How readily a property can be sold, considered in appraisal, title, and mortgage collateral review.
Marketability is how readily a property can be sold in its market, considering condition, location, legal rights, design, demand, and financing acceptability.
Marketability matters because a mortgage lender is not only interested in today’s contract price. The property is collateral, so the lender also cares whether the home could be sold if the loan had to be recovered through foreclosure or another disposition.
It also matters because a property can have a value conclusion and still raise questions about unusual features, limited demand, access issues, condition concerns, or title limitations.
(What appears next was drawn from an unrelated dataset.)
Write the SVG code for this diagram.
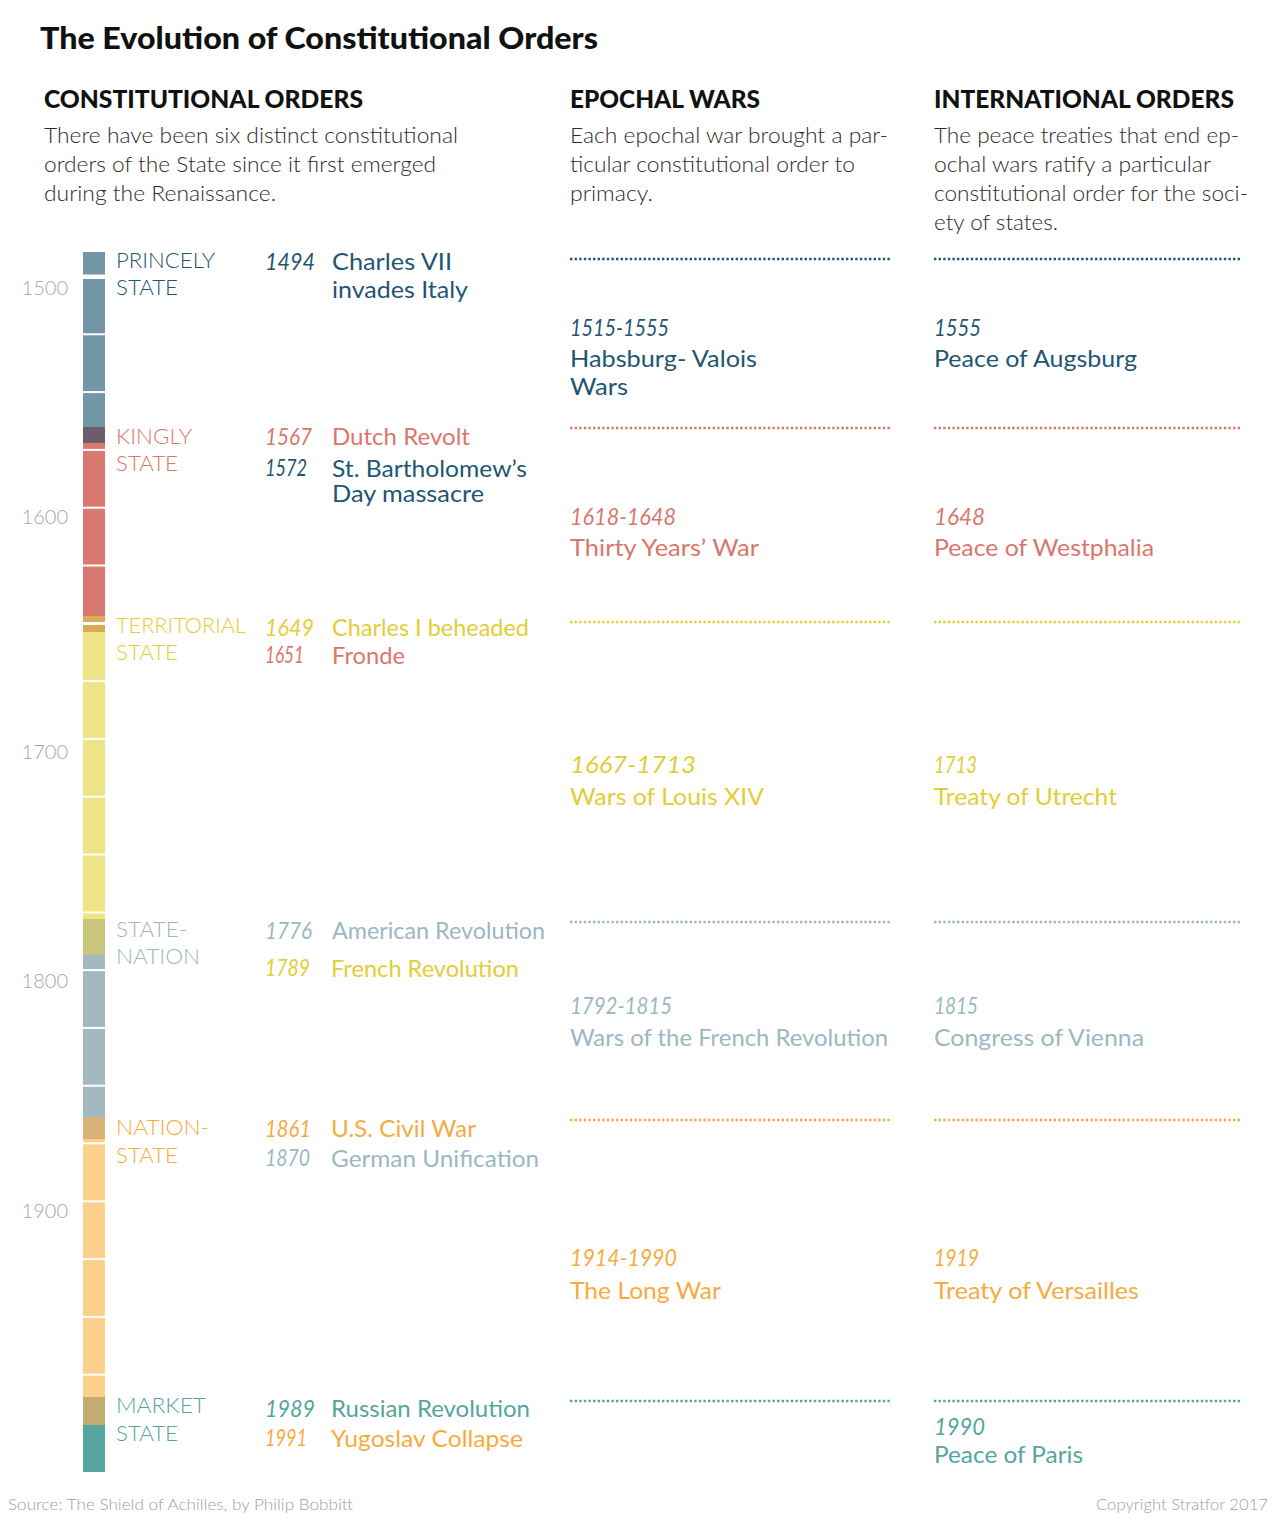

Borrowers may encounter marketability concerns during appraisal review, underwriting, title review, or property-condition review. The issue can show up when the appraiser comments on external influences, unusual design, limited comparable sales, or legal restrictions.
The term becomes practical when the lender asks whether a property characteristic affects acceptability, not just price.
A property has an unusual layout and very few similar sales nearby. The appraiser can still estimate market value, but the lender may review whether limited demand creates marketability or collateral risk.
Marketability differs from Market Value because market value is the estimated price under defined conditions, while marketability is about how readily the property can be sold.
It differs from Collateral Risk because marketability is one factor that may create collateral risk.
It also differs from Highest and Best Use because highest and best use analyzes the most appropriate use, while marketability focuses on saleability in the market.